Two common misconceptions can have you wondering where your trolling motor's battery power went.

Have you ever felt that your trolling motor batteries short you on running time between battery charges? When you divide the amp hour (AH) ratings on your battery labels by your motor's average amp draw, do you suspect your actual motor running time comes up short? Well, your suspicions are correct, and the devil is in the details.

You probably already know that a battery's amp hour rating tells you how many hours a battery can carry a particular amp load. A 100 AH battery, for instance, should be able to carry a 5-amp load for 20 hours because 5 amps x 20 hours = 100 amp hours. What you may not know is that amp hour ratings are based on a specific length of time. They are calculated at, and are most accurate at, a 20-hour rate.

A German scientist named W. Peukert discovered back in 1897 that a lead-acid battery's ability to deliver its total amp capacity is not exactly linear. He found that the total number of amps available varies with the rate at which the battery is discharged. Heavier loads deplete a battery's amp capacity faster than strict amp hour calculations show they should.

While a 100 AH battery can carry a 5 amp load for 20 hours, the same battery cannot carry a 25 amp load for 4 hours even though 25 amps x 4 hours also equals 100 amp hours. The heavier 25 amp load depletes the battery in noticeably less than four hours, which means the battery has less than 100 AH of capacity at this higher discharge rate.

The reserve capacity (RC) rating on a deep-cycle battery is a better indicator of how long a battery can run trolling motors because it is based on a heavier amp draw rather than a time period. The RC rating tells you the number of minutes the battery can deliver a 25-amp load before it becomes officially discharged.
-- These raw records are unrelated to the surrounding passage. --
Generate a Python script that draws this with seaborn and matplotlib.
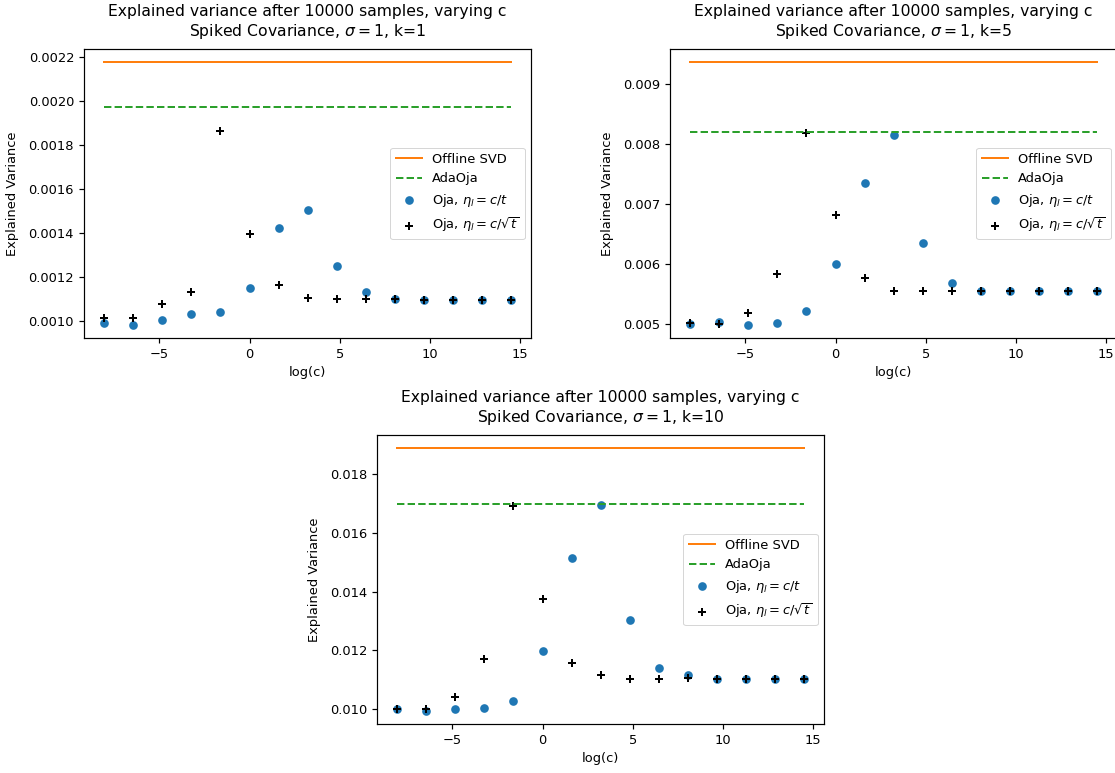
import matplotlib
matplotlib.use("Agg")
import matplotlib.pyplot as plt
import seaborn as sns

# log(c) positions
log_c = [-8.05, -6.44, -4.83, -3.22, -1.61, 0.0, 1.61, 3.22, 4.83, 6.44, 8.05, 9.66, 11.27, 12.88, 14.48]

# k = 1
k1_svd = 0.002178
k1_adaoja = 0.001973
k1_oja_t = [0.000992, 0.000982, 0.001005, 0.001030, 0.001041, 0.001151, 0.001421, 0.001505,
            0.001252, 0.001131, 0.001101, 0.001097, 0.001097, 0.001097, 0.001097]
k1_oja_sqrt = [0.001015, 0.001015, 0.001075, 0.001130, 0.001864, 0.001394, 0.001164, 0.001106,
               0.001100, 0.001100, 0.001101, 0.001097, 0.001097, 0.001097, 0.001097]

# k = 5
k5_svd = 0.009364
k5_adaoja = 0.008203
k5_oja_t = [0.005000, 0.005028, 0.004983, 0.005022, 0.005208, 0.005993, 0.007356, 0.008146,
            0.006346, 0.005673, 0.005544, 0.005544, 0.005544, 0.005544, 0.005544]
k5_oja_sqrt = [0.005011, 0.005000, 0.005174, 0.005824, 0.008180, 0.006812, 0.005757, 0.005555,
               0.005555, 0.005555, 0.005544, 0.005544, 0.005544, 0.005544, 0.005544]

# k = 10
k10_svd = 0.018889
k10_adaoja = 0.016974
k10_oja_t = [0.010000, 0.009943, 0.010000, 0.010046, 0.010274, 0.011972, 0.015162, 0.016940,
             0.013020, 0.011413, 0.011151, 0.011014, 0.011014, 0.011014, 0.011014]
k10_oja_sqrt = [0.010000, 0.010023, 0.010399, 0.011709, 0.016917, 0.013761, 0.011573, 0.011174,
                0.011037, 0.011037, 0.011048, 0.011014, 0.011014, 0.011014, 0.011014]

ks = [1, 5, 10]
svd_vals = [k1_svd, k5_svd, k10_svd]
ada_vals = [k1_adaoja, k5_adaoja, k10_adaoja]
oja_t_vals = [k1_oja_t, k5_oja_t, k10_oja_t]
oja_sqrt_vals = [k1_oja_sqrt, k5_oja_sqrt, k10_oja_sqrt]

W, H = 1115, 773
fig = plt.figure(figsize=(W / 72, H / 72), dpi=72)
aw, ah = 447 / W, 289 / H
positions = [
    (84 / W, 1 - 338 / H, aw, ah),
    (670 / W, 1 - 338 / H, aw, ah),
    (377 / W, 1 - 724 / H, aw, ah),
]

FS = 13
for i, pos in enumerate(positions):
    ax = fig.add_axes(pos)
    xs = [log_c[0], log_c[-1]]
    sns.lineplot(x=xs, y=[svd_vals[i]] * 2, color="#ff7f0e", linewidth=2.0,
                 label="Offline SVD", ax=ax)
    sns.lineplot(x=xs, y=[ada_vals[i]] * 2, color="#2ca02c", linestyle="--", linewidth=2.0,
                 label="AdaOja", ax=ax)
    sns.scatterplot(x=log_c, y=oja_t_vals[i], color="#1f77b4", s=75, linewidth=0,
                    label=r"Oja, $\eta_l = c/t$", ax=ax)
    sns.scatterplot(x=log_c, y=oja_sqrt_vals[i], color="black", marker="+", s=65, linewidth=2.0,
                    label=r"Oja, $\eta_l = c/\sqrt{t}$", ax=ax)
    ax.set_title("Explained variance after 10000 samples, varying c\n"
                 r"Spiked Covariance, $\sigma = 1$, k=" + str(ks[i]), fontsize=15.6, pad=13)
    ax.set_xlabel("log(c)", fontsize=FS, labelpad=5)
    ax.set_ylabel("Explained Variance", fontsize=FS, labelpad=9)
    ax.tick_params(labelsize=FS, width=1.2, length=5, pad=5)
    for sp in ax.spines.values():
        sp.set_linewidth(1.2)
    ax.legend(loc="center right", fontsize=FS)

fig.savefig("out.png", dpi=72)
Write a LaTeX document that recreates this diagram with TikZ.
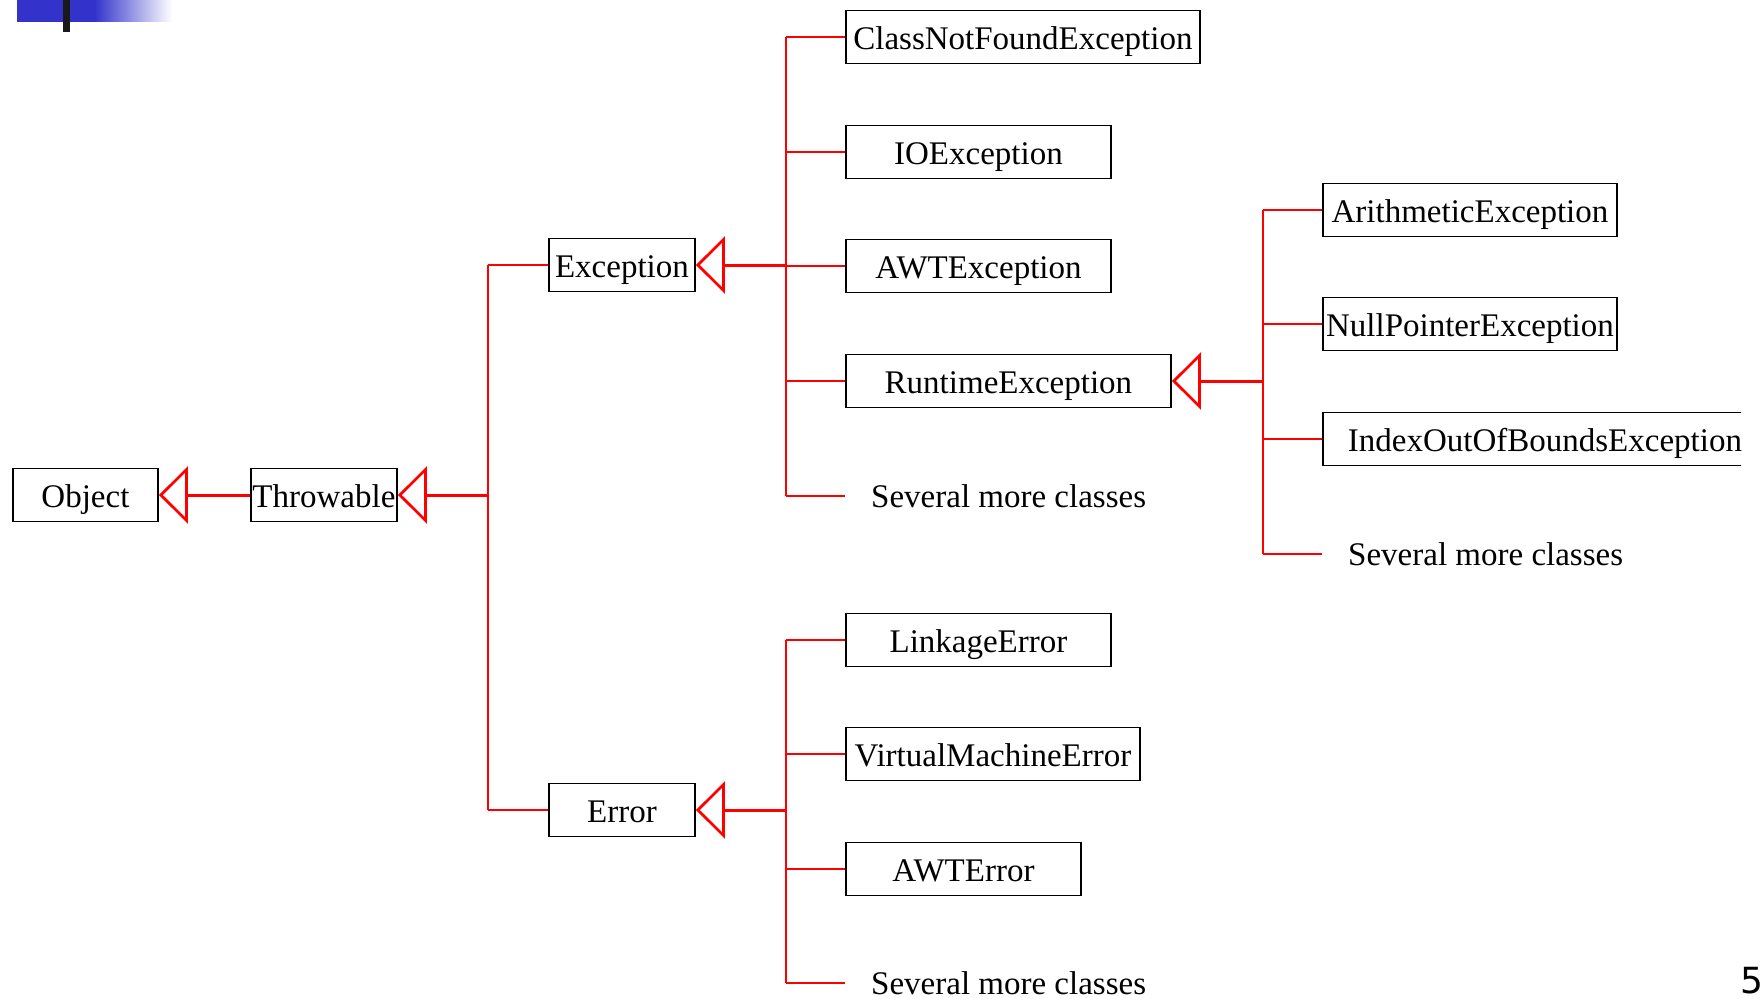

You can see evidence of Peukert's Law just by looking at the label of a deep cycle battery and comparing the AH and RC ratings. Exide's Megacycle MC31 battery, for instance, has a 100 AH rating and an RC rating of 200 minutes. If amp hours were truly linear and constant across all loads, this battery could carry a 25-amp load for four hours because 25 amps x 4 hours = 100 amp hours. Four hours is 240 minutes, but the battery's label carries an RC rating of only 200 minutes, almost 20 percent less!

My best educated guess is that 25 amps is very close to the average amp draw of a trolling motor on an average fishing day - and I'd guess that the amount of motor running time you get from your batteries is about 20 percent less than what you feel you should get.

The second misconception many anglers have is the belief that a 24-volt trolling motor will run twice as long as a 12-volt model because it has two batteries. This isn't true, and to make things even more confusing you can wire up two batteries in parallel (plus to plus and minus to minus) and they will a run a 12-volt motor twice as long.

A remarkable engineer, remarkable in that he could explain technical terms in plain enough English for me to understand them the first time, told me that the difference in voltage is the key. He suggested thinking of the amps in a battery as gallons of water and voltage as the pressure moving the water. A pressure of 12 volts drains one battery in the same amount of time that 24 volts (twice the pressure) drains two batteries. A 24-volt motor runs longer than a 12 volt model (but not twice as long) simply because it is more efficient. Most high-draw home appliances operate at 220 volts instead of 110 for the same reason.

I realize that all these details take up a lot of the average brain's RAM, but memorizing them almost guarantees that if the opportunity presents itself you can win the cold beverage of your choice from your unsuspecting fellow angler.